[Corpora-List] Parallel / Comparable / Translation

oliver at ccl.bham.ac.uk oliver at ccl.bham.ac.uk
Thu Sep 12 13:39:02 UTC 2002


> I admit that the term "translation corpus" is confusing: you would rather
> understand it as a "corpus of translations" than "corpus for translators" or
> "used mainly by translators" (which is the right interpretation).

I don't think there is a need for terms describing a corpus according to
the expected users; who cares whether a corpus is used by translators,
language teachers, or computational linguists?
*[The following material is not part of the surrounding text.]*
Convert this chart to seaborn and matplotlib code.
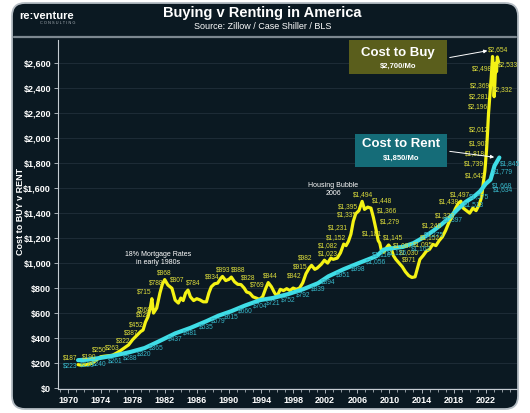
import matplotlib
matplotlib.use("Agg")
import matplotlib.pyplot as plt
import seaborn as sns
from matplotlib.patches import FancyBboxPatch, Rectangle
from matplotlib.ticker import FuncFormatter, MultipleLocator

# --------------------------------------------------
# Data ($ per month)
# --------------------------------------------------

buy_years = [1971.2, 1971.6, 1972.0, 1972.5, 1973.0, 1973.5, 1974.0, 1974.5, 1975.0, 1975.5,
             1976.0, 1976.5, 1977.0, 1977.5, 1978.0, 1978.5, 1979.0, 1979.3, 1979.6, 1979.9,
             1980.2, 1980.4, 1980.6, 1981.0, 1981.4, 1981.7, 1982.0, 1982.4, 1982.9, 1983.3,
             1983.7, 1984.0, 1984.3, 1984.6, 1984.9, 1985.2, 1985.6, 1986.0, 1986.4, 1986.8,
             1987.2, 1987.5, 1987.8, 1988.2, 1988.6, 1989.0, 1989.2, 1989.6, 1990.0, 1990.3,
             1990.7, 1991.1, 1991.5, 1991.9, 1992.2, 1992.6, 1993.0, 1993.4, 1993.8, 1994.2,
             1994.6, 1994.9, 1995.3, 1995.7, 1996.0, 1996.4, 1996.8, 1997.2, 1997.6, 1998.0,
             1998.4, 1998.8, 1999.2, 1999.6, 2000.0, 2000.3, 2000.7, 2001.0, 2001.5, 2001.9,
             2002.3, 2002.7, 2003.0, 2003.5, 2003.9, 2004.3, 2004.6, 2004.9, 2005.2, 2005.5,
             2005.8, 2006.2, 2006.6, 2006.9, 2007.3, 2007.7, 2008.0, 2008.3, 2008.6, 2008.8,
             2009.0, 2009.3, 2009.6, 2009.9, 2010.2, 2010.5, 2010.8, 2011.2, 2011.6, 2012.0,
             2012.4, 2012.8, 2013.2, 2013.5, 2013.8, 2014.2, 2014.6, 2015.0, 2015.4, 2015.8,
             2016.2, 2016.6, 2017.0, 2017.4, 2017.8, 2018.2, 2018.6, 2018.9, 2019.2, 2019.6,
             2020.0, 2020.4, 2020.8, 2021.2, 2021.5, 2021.7, 2021.9, 2022.0, 2022.1, 2022.2,
             2022.35, 2022.45, 2022.55, 2022.7, 2022.85, 2022.95, 2023.05, 2023.15, 2023.25,
             2023.35, 2023.45, 2023.6]
buy_vals = [187, 182, 185, 190, 200, 225, 250, 255, 258, 263,
            280, 300, 322, 345, 387, 420, 452, 464, 528, 568,
            640, 715, 600, 640, 760, 830, 868, 824, 798, 704,
            680, 720, 700, 760, 784, 730, 700, 715, 705, 690,
            690, 760, 810, 834, 840, 880, 893, 860, 870, 888,
            850, 830, 828, 800, 769, 760, 730, 720, 710, 730,
            800, 844, 810, 760, 735, 790, 780, 795, 780, 800,
            790, 800, 842, 915, 960, 982, 950, 960, 990, 1023,
            1000, 1040, 1030, 1040, 1082, 1152, 1140, 1175, 1231, 1335,
            1395, 1420, 1494, 1430, 1448, 1440, 1366, 1279, 1181, 1160,
            1100, 1087, 1120, 1145, 1120, 1060, 1030, 1000, 971, 930,
            900, 885, 890, 960, 1030, 1060, 1095, 1110, 1150, 1140,
            1180, 1210, 1260, 1323, 1370, 1433, 1480, 1495, 1440, 1420,
            1400, 1440, 1420, 1470, 1530, 1642, 1739, 1818, 1903, 2012,
            2196, 2281, 2369, 2498, 2654, 2560, 2332, 2450, 2600,
            2533, 2650, 2610]

rent_years = [1971.2, 1972.3, 1973.9, 1975.8, 1977.7, 1979.5, 1981.0, 1983.3, 1985.2, 1987.2,
              1988.7, 1990.3, 1992.0, 1993.9, 1995.5, 1997.4, 1999.3, 2001.1, 2002.4, 2004.3,
              2006.1, 2008.4, 2009.3, 2010.5, 2011.7, 2013.0, 2014.5, 2015.5, 2016.5, 2017.5,
              2018.5, 2019.5, 2020.5, 2021.3, 2022.0, 2022.6, 2023.1, 2023.7]
rent_vals = [223, 226, 240, 261, 288, 320, 365, 437, 481, 535,
             579, 615, 660, 704, 721, 752, 792, 839, 894, 951,
             998, 1056, 1108, 1120, 1130, 1160, 1215, 1260, 1310, 1365,
             1430, 1490, 1530, 1575, 1634, 1668, 1779, 1845]

# data labels as they sit on the chart (label year, labelled value)
buy_label_years = [1970.2, 1972.6, 1973.8, 1975.5, 1976.8, 1977.8, 1978.4, 1979.3, 1979.5, 1979.5,
                   1980.9, 1981.9, 1983.6, 1985.6, 1987.9, 1989.3, 1991.2, 1992.4, 1993.5, 1995.1,
                   1998.2, 1998.9, 1999.5, 2002.4, 2002.4, 2003.4, 2003.6, 2004.7, 2004.9, 2006.7,
                   2009.1, 2009.7, 2010.1, 2007.8, 2010.5, 2011.7, 2012.4, 2012.5, 2014.2, 2015.1,
                   2015.3, 2016.9, 2017.4, 2018.8, 2020.7, 2020.5, 2020.7, 2021.1, 2021.1, 2021.1,
                   2021.2, 2021.3, 2021.5, 2023.6, 2024.8, 2024.2]
buy_label_vals = [187, 190, 250, 263, 322, 387, 452, 528, 568, 715,
                  788, 868, 807, 784, 834, 893, 888, 828, 769, 844,
                  842, 915, 982, 1023, 1082, 1152, 1231, 1335, 1395, 1494,
                  1448, 1366, 1279, 1181, 1145, 1087, 1030, 971, 1095, 1152,
                  1248, 1323, 1438, 1497, 1642, 1739, 1818, 1903, 2012, 2196,
                  2281, 2369, 2498, 2654, 2533, 2332]

rent_label_years = [1970.2, 1972.3, 1973.9, 1975.8, 1977.7, 1979.5, 1981.0, 1983.3, 1985.2, 1987.2,
                    1988.7, 1990.3, 1992.0, 1993.9, 1995.5, 1997.4, 1999.3, 2001.1, 2002.4, 2004.3,
                    2006.1, 2008.4, 2009.1, 2011.0, 2014.0, 2015.5, 2017.9, 2020.6, 2021.2, 2024.2,
                    2024.0, 2024.2, 2025.0]
rent_label_vals = [223, 226, 240, 261, 288, 320, 365, 437, 481, 535,
                   579, 615, 660, 704, 721, 752, 792, 839, 894, 951,
                   998, 1056, 1116, 1126, 1162, 1275, 1397, 1513, 1575, 1634,
                   1668, 1779, 1845]

x_ticks = list(range(1970, 2023, 4))
y_ticks = list(range(0, 2601, 200))

# --------------------------------------------------
# Style
# --------------------------------------------------

BG = "#0b1922"
YELLOW = "#f4f214"
CYAN = "#3fdde6"
YELLOW_TXT = "#dcdc3c"
CYAN_TXT = "#38b6c8"
AXIS = "#c5ccd2"

sns.set_style("dark")
plt.rcParams["font.family"] = ["Liberation Sans", "DejaVu Sans"]

fig = plt.figure(figsize=(5.3, 4.13), dpi=100)
fig.patch.set_facecolor("white")

# rounded dark panel behind everything
panel = FancyBboxPatch((0.12, 0.04), 5.06, 4.06,
                       boxstyle="round,pad=0,rounding_size=0.13",
                       transform=fig.dpi_scale_trans,
                       facecolor=BG, edgecolor="#b4bcc3", lw=1.3, zorder=0)
fig.add_artist(panel)
fig.add_artist(plt.Line2D([14 / 530, 516 / 530], [376 / 413, 376 / 413],
                          transform=fig.transFigure, color="#7d8890", lw=1.6))

# header
fig.text(0.495, 0.968, "Buying v Renting in America", ha="center", va="center",
         color="white", fontsize=10.5, fontweight="bold")
fig.text(0.495, 0.937, "Source: Zillow / Case Shiller / BLS", ha="center", va="center",
         color="white", fontsize=6.5)
fig.text(0.037, 0.962, "re:venture", ha="left", va="center",
         color="white", fontsize=8, fontweight="bold")
fig.text(0.142, 0.944, "C O N S U L T I N G", ha="right", va="center",
         color="#aab3ba", fontsize=2.8)

# --------------------------------------------------
# Chart
# --------------------------------------------------

ax = fig.add_axes([58 / 530, 24 / 413, 459 / 530, 349 / 413])
ax.set_facecolor(BG)

sns.lineplot(x=buy_years, y=buy_vals, ax=ax, color=YELLOW, linewidth=2.3, sort=False, zorder=3)
sns.lineplot(x=rent_years, y=rent_vals, ax=ax, color=CYAN, linewidth=3.0, sort=False, zorder=4)

ax.set_xlim(1968.7, 2025.9)
ax.set_ylim(-8, 2786)

ax.set_xticks(x_ticks)
ax.xaxis.set_minor_locator(MultipleLocator(1))
ax.set_yticks(y_ticks)
ax.yaxis.set_major_formatter(FuncFormatter(lambda v, p: f"${int(v):,}"))
ax.tick_params(axis="both", colors=AXIS, labelcolor="white", labelsize=6.5, length=3, width=0.6)
ax.tick_params(axis="x", which="minor", colors=AXIS, length=2, width=0.5, bottom=True)
ax.tick_params(axis="x", pad=2, bottom=True)
ax.tick_params(axis="y", pad=2, left=True)
for lab in ax.get_xticklabels() + ax.get_yticklabels():
    lab.set_fontweight("bold")

ax.grid(axis="y", color="#1e2c37", linewidth=0.7)
ax.grid(axis="x", visible=False)
for side in ["top", "right"]:
    ax.spines[side].set_visible(False)
for side in ["left", "bottom"]:
    ax.spines[side].set_color(AXIS)
    ax.spines[side].set_linewidth(0.8)
ax.set_xlabel("")
ax.set_ylabel("")

fig.text(0.038, 0.487, "Cost to BUY v RENT", rotation=90, ha="center", va="center",
         color="white", fontsize=6.5, fontweight="bold")

# data labels
for yr, v in zip(buy_label_years, buy_label_vals):
    ax.annotate(f"${v:,}", xy=(yr, v), xytext=(0, 5), textcoords="offset points",
                ha="center", va="center", color=YELLOW_TXT, fontsize=4.8, zorder=5)
for yr, v in zip(rent_label_years, rent_label_vals):
    ax.annotate(f"${v:,}", xy=(yr, v), xytext=(0, -4), textcoords="offset points",
                ha="center", va="center", color=CYAN_TXT, fontsize=4.8, zorder=5)

# notes
ax.text(1981.2, 1040, "18% Mortgage Rates\nin early 1980s", ha="center", va="center",
        color="white", fontsize=5, linespacing=1.2)
ax.text(2003.0, 1590, "Housing Bubble\n2006", ha="center", va="center",
        color="white", fontsize=5, linespacing=1.2)

# callout boxes
ax.add_patch(Rectangle((291 / 459, 315 / 349), 98 / 459, 34 / 349, transform=ax.transAxes,
                       facecolor="#5a5e1c", edgecolor="none", zorder=6, clip_on=False))
ax.text(340 / 459, 336 / 349, "Cost to Buy", transform=ax.transAxes, ha="center", va="center",
        color="white", fontsize=9.5, fontweight="bold", zorder=7)
ax.text(340 / 459, 323 / 349, "$2,700/Mo", transform=ax.transAxes, ha="center", va="center",
        color="white", fontsize=5.5, fontweight="bold", zorder=7)

ax.add_patch(Rectangle((297 / 459, 222 / 349), 92 / 459, 33 / 349, transform=ax.transAxes,
                       facecolor="#156c78", edgecolor="none", zorder=6))
ax.text(343 / 459, 245 / 349, "Cost to Rent", transform=ax.transAxes, ha="center", va="center",
        color="white", fontsize=9.5, fontweight="bold", zorder=7)
ax.text(343 / 459, 231 / 349, "$1,850/Mo", transform=ax.transAxes, ha="center", va="center",
        color="white", fontsize=5.5, fontweight="bold", zorder=7)

# arrows from boxes to the latest values
peak_i = buy_vals.index(max(buy_vals))
ax.annotate("", xy=(buy_years[peak_i] - 0.3, buy_vals[peak_i] + 50),
            xytext=(389 / 459, 331 / 349), textcoords=ax.transAxes,
            arrowprops=dict(arrowstyle="-|>", color="white", lw=0.7, mutation_scale=5), zorder=8)
ax.annotate("", xy=(rent_years[-1] - 0.3, rent_vals[-1]),
            xytext=(389 / 459, 238 / 349), textcoords=ax.transAxes,
            arrowprops=dict(arrowstyle="-|>", color="white", lw=0.7, mutation_scale=5), zorder=8)

fig.savefig("out.png", dpi=100, facecolor=fig.get_facecolor())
If it is "corpus of translations" then it is either
- a "translation corpus" if it contains texts in one language and their
  translations in one (or possibly more) other languages.  This could
  be viewed as a subtype of a parallel corpus, which doesn't have the
  requirement that its elements are translations of each other.
OR
- a corpus consisting of texts in one language, which are translations
  of some other texts (which are not in the corpus).  This would be a
  specialised sample of a monolingual corpus, similar in principle to a
  corpus of newspaper articles, or some other externally specified text
  type/genre/...

It doesn't make sense from a technical point of view to have a `mixed
bag' of texts in different languages in one single corpus `lump', unless
they're separate parts (as in a parallel/translation/comparable corpus).
So, a corpus containing elements in more than one language should really
only be either parallel or comparable, or should be a translation corpus
if it is retained as an independent category and not just a subtype of
the parallel corpus.

[This, however, does not apply to archives or other collections, which can
contain texts in whatever languages.  But then, an archive is not a corpus.]